4

my apologies for asking what must be very simple to solve, but I just can't seem to wrap my mind around this.. I couldn't even come up with a really fitting title for my question, beg your pardons for that as well.

I have a poll where each user may post multiple answers to a question and others then vote on these answers. I need to get a result where the highest-voted answer of every user gets returned.

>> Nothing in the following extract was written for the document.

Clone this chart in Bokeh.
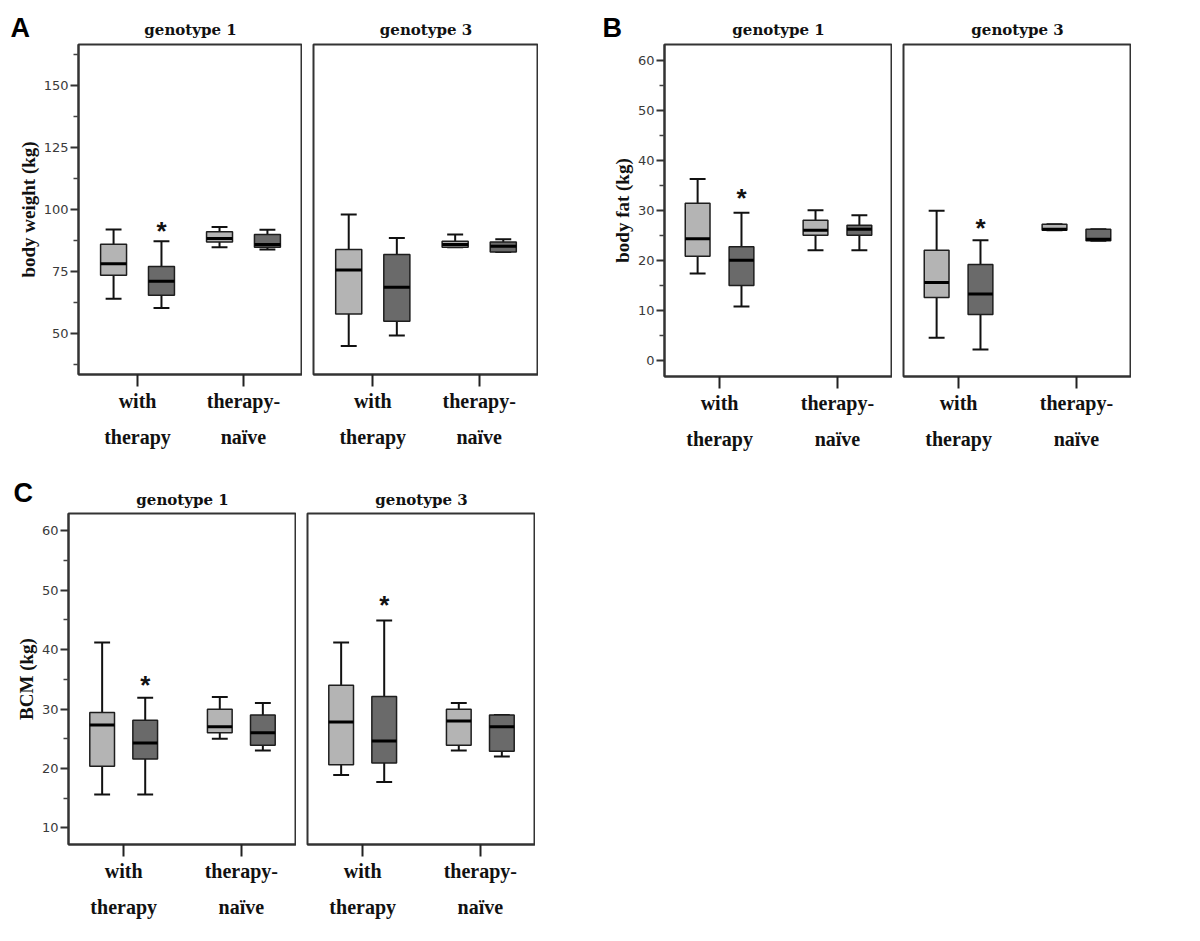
from bokeh.plotting import figure
from bokeh.models import Range1d, FixedTicker, LinearAxis, Label, ColumnDataSource
from bokeh.layouts import row, column
from bokeh.core.properties import value
from bokeh.embed import file_html
from bokeh.resources import INLINE

# ---------------- data ----------------
categories = ["with therapy", "therapy-naïve"]
tick_line1 = ["with", "therapy-"]
tick_line2 = ["therapy", "naïve"]
genotypes = ["genotype 1", "genotype 3"]
panel_letters = ["A", "B", "C"]

# each entry per category: [whisker low, Q1, median, Q3, whisker high]
weight_g1_light = [[64.0, 73.5, 78.1, 86.0, 91.9], [84.8, 86.9, 88.3, 91.0, 92.9]]
weight_g1_dark = [[60.3, 65.4, 71.1, 77.0, 87.2], [83.9, 84.8, 85.9, 89.9, 91.8]]
weight_g3_light = [[45.0, 57.9, 75.6, 83.9, 98.0], [84.8, 84.8, 85.9, 87.2, 89.9]]
weight_g3_dark = [[49.2, 55.0, 68.7, 81.9, 88.5], [82.9, 82.9, 85.2, 86.9, 88.0]]
weight_star = [92.6, None]

fat_g1_light = [[17.45, 20.9, 24.4, 31.5, 36.35], [22.1, 25.1, 26.1, 28.1, 30.1]]
fat_g1_dark = [[10.8, 15.05, 20.1, 22.8, 29.6], [22.1, 25.1, 26.3, 27.1, 29.1]]
fat_g3_light = [[4.55, 12.6, 15.65, 22.1, 30.0], [26.1, 26.1, 26.3, 27.3, 27.3]]
fat_g3_dark = [[2.2, 9.2, 13.3, 19.25, 24.1], [24.0, 24.0, 24.3, 26.3, 26.3]]
fat_star = [33.1, 27.1]

bcm_g1_light = [[15.6, 20.35, 27.3, 29.4, 41.2], [25.0, 26.0, 27.0, 29.95, 32.0]]
bcm_g1_dark = [[15.6, 21.6, 24.3, 28.1, 31.9], [23.0, 23.9, 26.0, 29.0, 31.0]]
bcm_g3_light = [[18.9, 20.6, 27.8, 34.0, 41.2], [23.0, 23.9, 28.0, 29.95, 31.0]]
bcm_g3_dark = [[17.7, 20.9, 24.6, 32.1, 44.9], [22.0, 22.9, 27.0, 29.0, 29.0]]
bcm_star = [34.5, 48.0]

weight_ticks = [50, 75, 100, 125, 150]
weight_minor = [37.5, 62.5, 87.5, 112.5, 137.5, 162.5]
fat_ticks = [0, 10, 20, 30, 40, 50, 60]
fat_minor = [5, 15, 25, 35, 45, 55]
bcm_ticks = [10, 20, 30, 40, 50, 60]
bcm_minor = [15, 25, 35, 45, 55]

# ---------------- style ----------------
LIGHT = "#b4b4b4"
DARK = "#6a6a6a"
SERIF = "Liberation Serif"
TITLE_FONT = "DejaVu Serif"
SANS = "Liberation Sans"
TICKFONT = "DejaVu Sans"
HEAD_H = 42


def make_sub(light, dark, star, yr, yt, ym, ylabel, pad, dodge, bw, cap,
             fw, fh, left, top, bottom, show_y):
    p = figure(frame_width=fw, frame_height=fh,
               x_range=Range1d(-pad, len(categories) - 1 + pad),
               y_range=Range1d(*yr),
               toolbar_location=None, output_backend="svg",
               min_border_left=left, min_border_right=0,
               min_border_top=top, min_border_bottom=bottom,
               y_axis_location="left" if show_y else None)
    p.background_fill_color = "white"
    p.border_fill_color = "white"
    p.outline_line_color = "#333333"
    p.outline_line_width = 2
    p.grid.visible = False

    xa = p.xaxis[0]
    xa.ticker = FixedTicker(ticks=list(range(len(categories))), minor_ticks=[])
    xa.major_label_overrides = {i: t for i, t in enumerate(tick_line1)}
    xa.major_label_text_font = SERIF
    xa.major_label_text_font_style = "bold"
    xa.major_label_text_font_size = "20px"
    xa.major_label_text_color = "#111111"
    xa.major_label_standoff = 3
    xa.major_tick_out = 12
    xa.major_tick_in = 0
    xa.major_tick_line_width = 2
    xa.major_tick_line_color = "#222222"
    xa.axis_line_width = 2
    xa.axis_line_color = "#333333"
    xa.minor_tick_line_color = None

    xb = LinearAxis(ticker=FixedTicker(ticks=list(range(len(categories))), minor_ticks=[]))
    xb.major_label_overrides = {i: t for i, t in enumerate(tick_line2)}
    xb.major_label_text_font = SERIF
    xb.major_label_text_font_style = "bold"
    xb.major_label_text_font_size = "20px"
    xb.major_label_text_color = "#111111"
    xb.major_label_standoff = 11
    xb.major_tick_line_color = None
    xb.major_tick_out = 0
    xb.major_tick_in = 0
    xb.minor_tick_line_color = None
    xb.axis_line_color = None
    p.add_layout(xb, "below")

    if show_y:
        ya = p.yaxis[0]
        ya.ticker = FixedTicker(ticks=yt, minor_ticks=ym)
        ya.axis_label = ylabel
        ya.axis_label_text_font = SERIF
        ya.axis_label_text_font_style = "bold"
        ya.axis_label_text_font_size = "19px"
        ya.axis_label_text_color = "#111111"
        ya.axis_label_standoff = 2
        ya.major_label_text_font = TICKFONT
        ya.major_label_text_font_size = "13px"
        ya.major_label_text_color = "#3a3a3a"
        ya.major_label_standoff = 2
        ya.major_tick_out = 8
        ya.major_tick_in = 0
        ya.major_tick_line_width = 2
        ya.major_tick_line_color = "#333333"
        ya.minor_tick_out = 5
        ya.minor_tick_in = 0
        ya.minor_tick_line_width = 1.5
        ya.minor_tick_line_color = "#444444"
        ya.axis_line_width = 2
        ya.axis_line_color = "#333333"

    for stats, color, off in ((light, LIGHT, -dodge), (dark, DARK, dodge)):
        xs = [i + off for i in range(len(stats))]
        src = ColumnDataSource(dict(
            x=xs,
            lo=[s[0] for s in stats], q1=[s[1] for s in stats],
            med=[s[2] for s in stats], q3=[s[3] for s in stats],
            hi=[s[4] for s in stats],
            cl=[x - cap / 2 for x in xs], cr=[x + cap / 2 for x in xs],
            ml=[x - bw / 2 for x in xs], mr=[x + bw / 2 for x in xs],
        ))
        p.segment(x0="x", y0="q3", x1="x", y1="hi", source=src, line_color="#111111", line_width=2)
        p.segment(x0="x", y0="lo", x1="x", y1="q1", source=src, line_color="#111111", line_width=2)
        p.segment(x0="cl", y0="hi", x1="cr", y1="hi", source=src, line_color="#111111", line_width=2)
        p.segment(x0="cl", y0="lo", x1="cr", y1="lo", source=src, line_color="#111111", line_width=2)
        p.vbar(x="x", width=bw, bottom="q1", top="q3", source=src,
               fill_color=color, line_color="#1e1e1e", line_width=1.5)
        p.segment(x0="ml", y0="med", x1="mr", y1="med", source=src, line_color="#000000", line_width=3)

    if star is not None:
        p.text(x=[0 + dodge], y=[star], text=["*"], text_align="center", text_baseline="middle",
               text_font=value(SANS), text_font_style="bold", text_font_size="26px",
               text_color="#111111", y_offset=3)
    return p


def header(width, letters, titles):
    """Strip above a row of panels holding the panel letters and the genotype titles."""
    h = figure(width=width, height=HEAD_H, x_range=Range1d(0, width), y_range=Range1d(0, HEAD_H),
               toolbar_location=None, output_backend="svg", min_border=0,
               x_axis_location=None, y_axis_location=None)
    h.outline_line_color = None
    h.grid.visible = False
    h.background_fill_color = "white"
    h.border_fill_color = "white"
    for txt, x, y in letters:
        h.add_layout(Label(x=x, y=y, text=txt, text_font=SANS, text_font_style="bold",
                           text_font_size="27px", text_color="#000000",
                           text_baseline="alphabetic", text_align="left"))
    for txt, x, y in titles:
        h.add_layout(Label(x=x, y=y, text=txt, text_font=TITLE_FONT, text_font_style="bold",
                           text_font_size="15px", text_color="#111111",
                           text_baseline="alphabetic", text_align="center"))
    return h


# layout constants (pixels)
A_L, A_W, A3_L, A3_W, B_L, B_W, B3_L, B3_W = 78, 224, 11, 225, 126, 228, 11, 228
C_L, C_W, C3_L, C3_W = 68, 228, 11, 228

# Panel A
A1 = make_sub(weight_g1_light, weight_g1_dark, weight_star[0], (33.5, 166.5),
              weight_ticks, weight_minor, "body weight (kg)", 0.557, 0.226, 0.245, 0.15,
              A_W, 330, A_L, 2, 95, True)
A3 = make_sub(weight_g3_light, weight_g3_dark, weight_star[1], (33.5, 166.5),
              weight_ticks, weight_minor, "", 0.557, 0.226, 0.245, 0.15,
              A3_W, 330, A3_L, 2, 95, False)
# Panel B
B1 = make_sub(fat_g1_light, fat_g1_dark, fat_star[0], (-3.2, 63.3),
              fat_ticks, fat_minor, "body fat (kg)", 0.467, 0.186, 0.21, 0.135,
              B_W, 332, B_L, 2, 93, True)
B3 = make_sub(fat_g3_light, fat_g3_dark, fat_star[1], (-3.2, 63.3),
              fat_ticks, fat_minor, "", 0.467, 0.186, 0.21, 0.135,
              B3_W, 332, B3_L, 2, 93, False)
# Panel C
C1 = make_sub(bcm_g1_light, bcm_g1_dark, bcm_star[0], (7.2, 62.9),
              bcm_ticks, bcm_minor, "BCM (kg)", 0.469, 0.183, 0.21, 0.135,
              C_W, 331, C_L, 2, 85, True)
C3 = make_sub(bcm_g3_light, bcm_g3_dark, bcm_star[1], (7.2, 62.9),
              bcm_ticks, bcm_minor, "", 0.469, 0.183, 0.21, 0.135,
              C3_W, 331, C3_L, 2, 85, False)

row1_w = A_L + A_W + A3_L + A3_W + B_L + B_W + B3_L + B3_W
xA1 = A_L + A_W / 2
xA3 = A_L + A_W + A3_L + A3_W / 2
xB0 = A_L + A_W + A3_L + A3_W
xB1 = xB0 + B_L + B_W / 2
xB3 = xB0 + B_L + B_W + B3_L + B3_W / 2
head1 = header(row1_w,
               [(panel_letters[0], 10, 15), (panel_letters[1], xB0 + 64, 15)],
               [(genotypes[0], xA1, 13), (genotypes[1], xA3, 13),
                (genotypes[0], xB1, 13), (genotypes[1], xB3, 13)])

row2_w = C_L + C_W + C3_L + C3_W
head2 = header(row2_w,
               [(panel_letters[2], 13, 19)],
               [(genotypes[0], C_L + C_W / 2, 12), (genotypes[1], C_L + C_W + C3_L + C3_W / 2, 12)])

layout = column(head1, row(A1, A3, B1, B3), head2, row(C1, C3))
open("out.html", "w").write(file_html(layout, INLINE))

Test case: let's assume a question like "What is your most favourite song quote?"

CREATE TABLE `answers` (
`id` INT NOT NULL AUTO_INCREMENT PRIMARY KEY ,
`authorId` INT,
`answer` TEXT NOT NULL ,
`votes` INT NOT NULL 
) ENGINE = MYISAM CHARACTER SET utf8 COLLATE utf8_general_ci;

INSERT INTO `answers` VALUES
(1, 30, "The West is the Best", 120),
(2, 30, "Come on, baby, light my fire", 100),
(3, 31, "Everything's gonna be allright", 350),
(4, 31, "Sayin' oooh, I love you", 350),
(5, 31, "Singing sweet songs of melodies pure and true", 290),
(6, 32, "I'm your pole and all you're wearing is your shoes", 540),
(7, 32, "And I'm crazier when I'm next to her", 180),
(8, 32, "You hear the music in the air", 230),
(9, 30, "You know they are a liar", 190)

The result I expect to get is:

id | authorId | answer                                             | votes
 6 |       32 | I'm your pole and all you're wearing is your shoes | 540
 3 |       31 | Everything's gonna be allright                     | 350
 9 |       30 | You know they are a liar                           | 190

Basically I need to select the best answer for each author and then sort the result by the votes the best answers got. It may happen that two answers by the same author have the same number of votes; then only the first one posted (lower ID) should be selected (as demonstrated with answers #3 and #4). Two different answers by the same author may never appear in the result - each author may only win once.

I've searched and searched and tried and tried again and at the moment I feel pretty brainwashed.. it may be that this is not doable in a single SQL query; should that be the case, it might be worth pointing out that the application is written in PHP. I know I could just grab all the answers with ORDER BY votes desc, id asc and then iterate over the result, remember all the authorIds and chuck out any row with an authorId I've already seen, but I need to obtain a set number of records and that could get awkward (... would possibly need running the query again with an offset if I chuck out too many rows etc).. but in the end it might be the best solution if the single-query solution was overly complex or none at all...

Any ideas? :o)

yoozer8
  • 7,361
  • 7
  • 58
  • 93
Dan Kadera
  • 109
  • 1
  • 2
  • 8

4 Answers4

5
SELECT id, authorId, answer, votes
FROM (  SELECT id, authorId, answer, votes
        FROM answers
        ORDER BY votes DESC) AS h
GROUP BY authorId

This little neat trick is built basing on GROUP BY to retrieve the first row of each case. Usually this is by default ORDER BY id ASC, but through this sub query, the first row in each authorId with the highest votes.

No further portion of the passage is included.